WILD CARD TESTIMONY: Daron Wint's brother takes the stand at Mansion Murders trial

- A crucial witness for the prosecution in the D.C. Mansion Murders case spent several hours on the stand Wednesday.

Darrell Wint, the brother of suspect Daron Wint, is the wild card in this trial. Even though he has not been charged in this case, the defense has pointed the finger at Darrell Wint for masterminding the vicious murders of the Savopoulos family and their housekeeper.

Darrell Wint spent most of the day on the stand answering questions about where he was three years ago on May 13 and May 14 – the days of abductions and murders at the Savopoulos’ home on Woodland Drive in Northwest D.C.

Under questioning from both the prosecution and defense, Darrell Wint spoke mostly in one-word and two-word answers.
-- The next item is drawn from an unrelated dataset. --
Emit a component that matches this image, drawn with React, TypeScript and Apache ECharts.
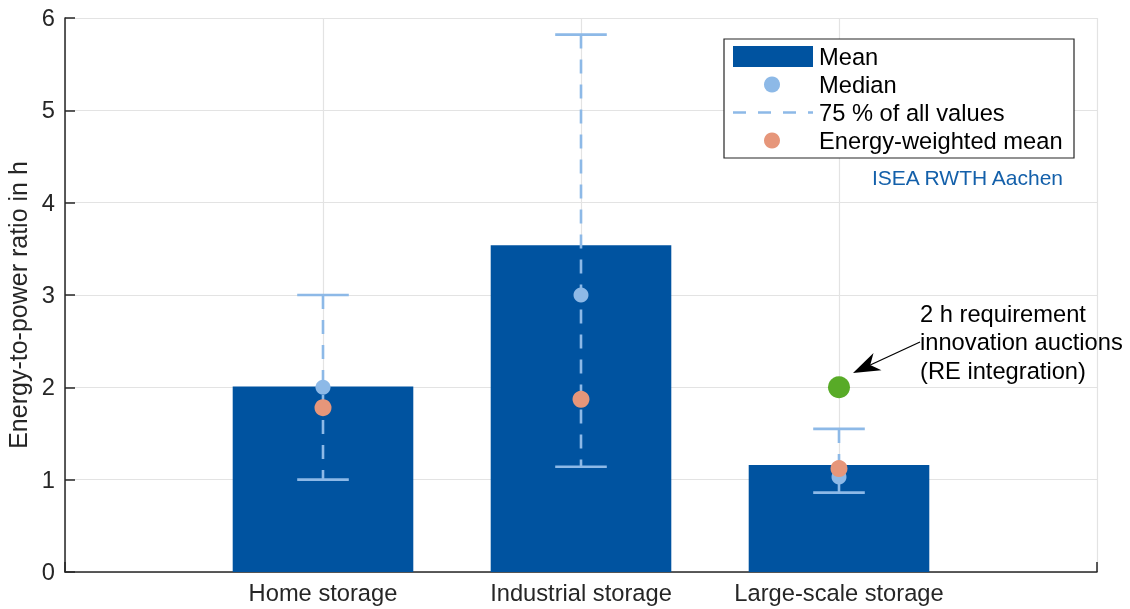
import React, { useEffect, useRef } from "react";
import * as echarts from "echarts";

const categories = ["Home storage", "Industrial storage", "Large-scale storage"];
const categoryPositions = [1, 2, 3];
const meanValues = [2.01, 3.54, 1.16];
const medianValues = [2.0, 3.0, 1.03];
const lowValues = [1.0, 1.14, 0.86];
const highValues = [3.0, 5.82, 1.55];
const energyWeightedMean = [1.78, 1.87, 1.12];
const requirementPoint = [[3, 2.0]];
const yTicks = [0, 1, 2, 3, 4, 5, 6];

const BAR = "#0053a0";
const LIGHT = "#8db9e7";
const ORANGE = "#e6967a";
const GREEN = "#58ab27";
const DARK = "#262626";
const FONT = "'Liberation Sans', Arial, Helvetica, sans-serif";
const TXT = 23.7;

export default function App() {
  const ref = useRef<HTMLDivElement>(null);
  useEffect(() => {
    const chart = echarts.init(ref.current!, null, { renderer: "svg" });

    const barData = categoryPositions.map((x, i) => [x, meanValues[i]]);
    const errData = categoryPositions.map((x, i) => [x, lowValues[i], highValues[i]]);
    const medData = categoryPositions.map((x, i) => [x, medianValues[i]]);
    const ewData = categoryPositions.map((x, i) => [x, energyWeightedMean[i]]);

    // arrow geometry for annotation
    const tip = [853, 373];
    const start = [920, 342];
    const dx = tip[0] - start[0];
    const dy = tip[1] - start[1];
    const len = Math.sqrt(dx * dx + dy * dy);
    const ux = dx / len, uy = dy / len;
    const nx = -uy, ny = ux;
    const L = 27, W = 9.5, N = 19;
    const bx = tip[0] - L * ux, by = tip[1] - L * uy;
    const notch = [tip[0] - N * ux, tip[1] - N * uy];
    const arrowPoly = [
      tip,
      [bx + W * nx, by + W * ny],
      notch,
      [bx - W * nx, by - W * ny],
    ];

    const legendRows = [56.5, 84.5, 112.5, 140.5];
    const legendTexts = ["Mean", "Median", "75 % of all values", "Energy-weighted mean"];

    chart.setOption({
      animation: false,
      grid: { left: 65, right: 33, top: 18, bottom: 37, containLabel: false, outerBoundsMode: "none" },
      xAxis: {
        type: "value",
        min: 0,
        max: 4,
        interval: 1,
        axisLine: { show: true, lineStyle: { color: DARK, width: 1.5 } },
        axisTick: { show: true, inside: true, length: 10, lineStyle: { color: DARK, width: 1.5 } },
        axisLabel: {
          margin: 9,
          fontSize: TXT,
          fontFamily: FONT,
          color: DARK,
          formatter: (v: number) => {
            const idx = categoryPositions.indexOf(v);
            return idx >= 0 ? categories[idx] : "";
          },
        },
        splitLine: { show: true, lineStyle: { color: "#e3e3e3", width: 1.2 } },
      },
      yAxis: {
        type: "value",
        min: yTicks[0],
        max: yTicks[yTicks.length - 1],
        interval: 1,
        name: "Energy-to-power ratio in h",
        nameLocation: "middle",
        nameGap: 28,
        nameTextStyle: { fontSize: 25, fontFamily: FONT, color: DARK, padding: [0, 20, 0, 0] },
        axisLine: { show: true, lineStyle: { color: DARK, width: 1.5 } },
        axisTick: { show: true, inside: true, length: 10, lineStyle: { color: DARK, width: 1.5 } },
        axisLabel: { margin: 10, fontSize: TXT, fontFamily: FONT, color: DARK },
        splitLine: { show: true, lineStyle: { color: "#e3e3e3", width: 1.2 } },
      },
      series: [
        {
          type: "custom",
          name: "Mean",
          data: barData,
          encode: { x: 0, y: 1 },
          renderItem: (params: any, api: any) => {
            const x = api.value(0);
            const v = api.value(1);
            const base = api.coord([x, 0]);
            const top = api.coord([x, v]);
            const w = api.size([0.7, 0])[0];
            return {
              type: "rect",
              shape: { x: top[0] - w / 2, y: top[1], width: w, height: base[1] - top[1] },
              style: { fill: BAR },
            };
          },
          z: 2,
        },
        {
          type: "custom",
          name: "75 % of all values",
          data: errData,
          encode: { x: 0, y: [1, 2] },
          renderItem: (params: any, api: any) => {
            const x = api.value(0);
            const lo = api.coord([x, api.value(1)]);
            const hi = api.coord([x, api.value(2)]);
            const cw = api.size([0.2, 0])[0];
            return {
              type: "group",
              children: [
                {
                  type: "line",
                  shape: { x1: hi[0], y1: hi[1], x2: lo[0], y2: lo[1] },
                  style: { stroke: LIGHT, lineWidth: 2.6, lineDash: [14, 11] },
                },
                {
                  type: "line",
                  shape: { x1: hi[0] - cw / 2, y1: hi[1], x2: hi[0] + cw / 2, y2: hi[1] },
                  style: { stroke: LIGHT, lineWidth: 2.6 },
                },
                {
                  type: "line",
                  shape: { x1: lo[0] - cw / 2, y1: lo[1], x2: lo[0] + cw / 2, y2: lo[1] },
                  style: { stroke: LIGHT, lineWidth: 2.6 },
                },
              ],
            };
          },
          z: 3,
        },
        {
          type: "scatter",
          name: "Median",
          data: medData,
          symbol: "circle",
          symbolSize: 15,
          itemStyle: { color: LIGHT, opacity: 1 },
          z: 4,
        },
        {
          type: "scatter",
          name: "Energy-weighted mean",
          data: ewData,
          symbol: "circle",
          symbolSize: 17,
          itemStyle: { color: ORANGE, opacity: 1 },
          z: 5,
        },
        {
          type: "scatter",
          name: "2 h requirement",
          data: requirementPoint,
          symbol: "circle",
          symbolSize: 22,
          itemStyle: { color: GREEN, opacity: 1 },
          z: 6,
        },
      ],
      graphic: [
        // Legend box
        {
          type: "rect",
          shape: { x: 724, y: 39, width: 350, height: 119 },
          style: { fill: "#ffffff", stroke: DARK, lineWidth: 1.2 },
          z: 10,
        },
        {
          type: "rect",
          shape: { x: 733, y: 46, width: 80, height: 21 },
          style: { fill: BAR },
          z: 11,
        },
        {
          type: "circle",
          shape: { cx: 772, cy: legendRows[1], r: 8 },
          style: { fill: LIGHT },
          z: 11,
        },
        {
          type: "line",
          shape: { x1: 733, y1: legendRows[2], x2: 813, y2: legendRows[2] },
          style: { stroke: LIGHT, lineWidth: 2.6, lineDash: [13, 12] },
          z: 11,
        },
        {
          type: "circle",
          shape: { cx: 772, cy: legendRows[3], r: 8 },
          style: { fill: ORANGE },
          z: 11,
        },
        ...legendTexts.map((t, i) => ({
          type: "text",
          x: 819,
          y: legendRows[i],
          style: {
            text: t,
            fontSize: TXT,
            fontFamily: FONT,
            fill: "#000000",
            verticalAlign: "middle",
            align: "left",
          },
          z: 11,
        })),
        {
          type: "text",
          x: 872,
          y: 177,
          style: {
            text: "ISEA RWTH Aachen",
            fontSize: 21,
            fontFamily: FONT,
            fill: "#1460aa",
            verticalAlign: "middle",
            align: "left",
          },
          z: 11,
        },
        // Annotation
        {
          type: "text",
          x: 920,
          y: 342,
          style: {
            text: "2 h requirement\ninnovation auctions\n(RE integration)",
            fontSize: TXT,
            lineHeight: 28.5,
            fontFamily: FONT,
            fill: "#000000",
            verticalAlign: "middle",
            align: "left",
          },
          z: 11,
        },
        {
          type: "line",
          shape: { x1: start[0], y1: start[1], x2: notch[0], y2: notch[1] },
          style: { stroke: "#000000", lineWidth: 1.3 },
          z: 11,
        },
        {
          type: "polygon",
          shape: { points: arrowPoly },
          style: { fill: "#000000" },
          z: 11,
        },
      ],
    });
    return () => chart.dispose();
  }, []);
  return (
    <div
      ref={ref}
      style={{ position: "fixed", left: 0, top: 0, width: 1130, height: 609 }}
    />
  );
}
Multiple times during questioning from both sides, he testified he didn’t remember phone numbers he may have called or where he was at certain times from May 12 to May 21 - Darrell Wint had told the court that May 21 was the day that he helped his brother purchase money orders to pay for an attorney and arrange for Daron’s surrender to police.

Darrell Wint had a vague recollection as to where he was on May 13, which plays into the theory by the defense. He said he thinks he looked for work in the morning for a day laborer job at a trash hauling place, and then spent several hours at a friend’s house in Gaithersburg, Maryland looking at a video his friend had made.

Later that night, he thinks he was out drinking with two friends at a couple of bars on Georgia Avenue, but he wasn’t sure.

Prosecutors showed the jury phone records and a receipt to prove Darrell Wint was in Silver Spring, Md., and ordered a pizza from Domino’s on May 14 – at around the same time Daron Wint told the jury he was at Woodland Drive with his brother committing the crimes.

Prosecutors also showed records indicating Darrell Wint’s phone was in use all day on May 13 and May 14 – making and receiving dozens of calls. He swore under oath that the phone was with him both days and he gave it to no one.

Under cross examination and redirect testimony, Darrell Wint was asked if he wanted to be there on the stand. He responded that he did not want to be there and he was ashamed and disappointed about what his brother was being accused of.

Darrell Wint also made it very clear to the jury that he did come to the U.S. Attorney's Office several times to speak with the prosecutors about this case, but he never asked for immunity. He said he did receive a subpoena to testify, but he had nothing to hide.

The rebuttal testimony continues Thursday and closing arguments are expected to take place on Monday.